EVERETT – In the face of a city ordinance that firmly encourages him to close up shop, one downtown business owner said he’ll continue to specialize in eleventh-hour loans and hawked jewelry for years to come.
“I understand that a revitalized urban core needs to be more dressy,” said John St. John, owner of Loaner Pawnshop, “but we still do a very respectable number of loans and have a very loyal clientele.”
St. John has filled his downtown store with rings from messed-up marriages, antique weapons from the Middle East, inky black leather jackets, dusty stereos and other goods for 24 years. The prior owner of the store was there for 38 years, St. John said.
The pawnshop is one of only three in the city’s downtown core, and city officials want that to be the limit.
Last month, in an emergency action, the City Council banned pawnshops, tattoo parlors, arcades, teen clubs and other types of businesses from the ground level of downtown buildings. The ordinance was an extension of one passed last year.
The extension was an emergency action because the previous ordinance had expired. The city hopes to approve a far-reaching downtown comprehensive plan in June, and officials didn’t want certain businesses to open during a lapse in restrictions.
There will be a public hearing on the emergency ordinance on Wednesday morning at the council’s regular meeting.
That means the three existing pawnshops in downtown Everett can rest assured that they won’t have new competition anytime soon.
“I suppose that may be comforting,” St. John said. “At one point, there were up to six or seven pawnshops downtown.”
Even so, St. John’s shop is different. Where else can you find a vintage Afghan firearm inlaid with mother-of-pearl?
“We’re the old-school stuff,” said Kennda Good, a clerk at St. John’s store.
She pointed to a statue of a voluptuous maiden cast in burnished bronze. Nearby was a giant buck’s head, a trophy from a long-ago hunting excursion. A large model airplane dangled just below the ceiling.
And then there’s the cash. Pawnshops offer loans when banks won’t, Good said.

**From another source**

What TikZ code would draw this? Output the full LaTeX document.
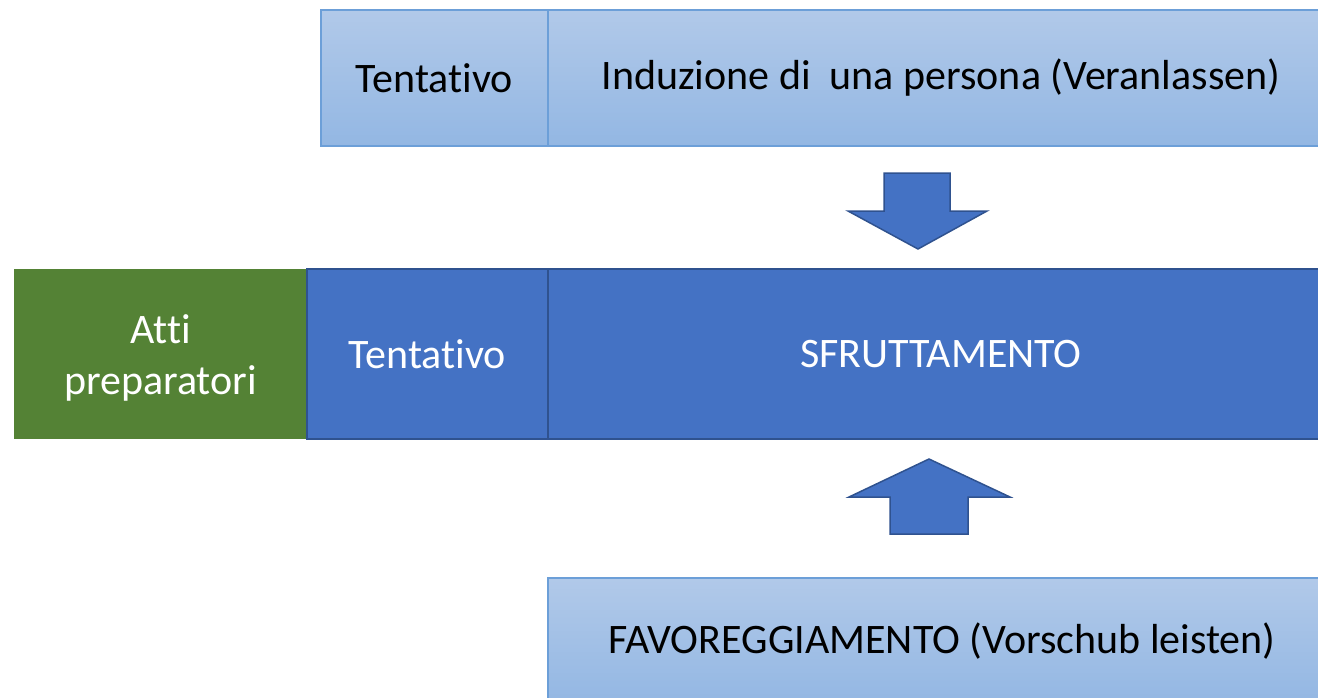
\documentclass[tikz,border=0pt]{standalone}
\usepackage{fontspec}
\setmainfont{Carlito}[Ligatures=NoCommon]
\definecolor{lbTop}{HTML}{B1C9E9}
\definecolor{lbBot}{HTML}{93B7E3}
\definecolor{lbLine}{HTML}{6C9FD8}
\definecolor{mBlue}{HTML}{4472C4}
\definecolor{mLine}{HTML}{2F528F}
\definecolor{mGreen}{HTML}{548235}
\tikzset{
  x=1pt, y=-1pt,
  lightbox/.style={draw=lbLine, line width=1.3pt, top color=lbTop, bottom color=lbBot,
    rectangle, inner sep=0pt, font=\fontsize{42}{50}\selectfont, text=black},
  bluebox/.style={draw=mLine, line width=1.5pt, fill=mBlue, rectangle, inner sep=0pt,
    font=\fontsize{42}{50}\selectfont, text=white},
  greenbox/.style={draw=none, fill=mGreen, rectangle, inner sep=0pt,
    font=\fontsize{42}{51}\selectfont, text=white, align=center},
  blockarrow/.style={draw=mLine, line width=1.5pt, fill=mBlue, line join=miter}
}
\begin{document}
\begin{tikzpicture}
\useasboundingbox (0,0) rectangle (1318,697);
\clip (0,0) rectangle (1318,697);
% top row
\node[lightbox, minimum width=227pt, minimum height=136pt] (tt) at (434.5,78) {Tentativo};
\node[lightbox, minimum width=786pt, minimum height=136pt] (ind) at (941,78) {Induzione di \ una persona (Veranlassen)};
% middle row
\node[greenbox, minimum width=293pt, minimum height=170pt] (atti) at (160.5,354) {};
\node[font=\fontsize{42}{51}\selectfont, text=white, align=center, inner sep=0pt] (attit) at (160.5,358) {Atti\\preparatori};
\node[bluebox, minimum width=241pt, minimum height=170pt] (tm) at (427.5,354) {Tentativo};
\node[bluebox, minimum width=786pt, minimum height=170pt] (sf) at (941,354) {SFRUTTAMENTO};
% bottom
\node[lightbox, minimum width=788pt, minimum height=126pt] (fav) at (942,641) {FAVOREGGIAMENTO (Vorschub leisten)};
% block arrows
\draw[blockarrow] (884,173) -- (950,173) -- (950,211) -- (987,211) -- (918,249) -- (848,211) -- (884,211) -- cycle;
\draw[blockarrow] (890,534) -- (968,534) -- (968,497) -- (1010,497) -- (929,459) -- (849,497) -- (890,497) -- cycle;
\end{tikzpicture}
\end{document}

“We get a lot of Boeing people when they have layoffs,” Good said. “They become our customers then, and when they go back to work, they come in and spend those paychecks.”
If St. John closed his shop, the city wouldn’t allow another one to open. So St. John plans to stick around – for a very long time.
Reporter Krista J. Kapralos: 425-339-3422 or kkapralos@heraldnet.com.
Public hearing
A public hearing to discuss the city zoning ordinance that bans certain businesses from the bottom floor of downtown buildings will be at 8:30 a.m. Wednesday in the Everett City Council Chambers at 3002 Wetmore Ave.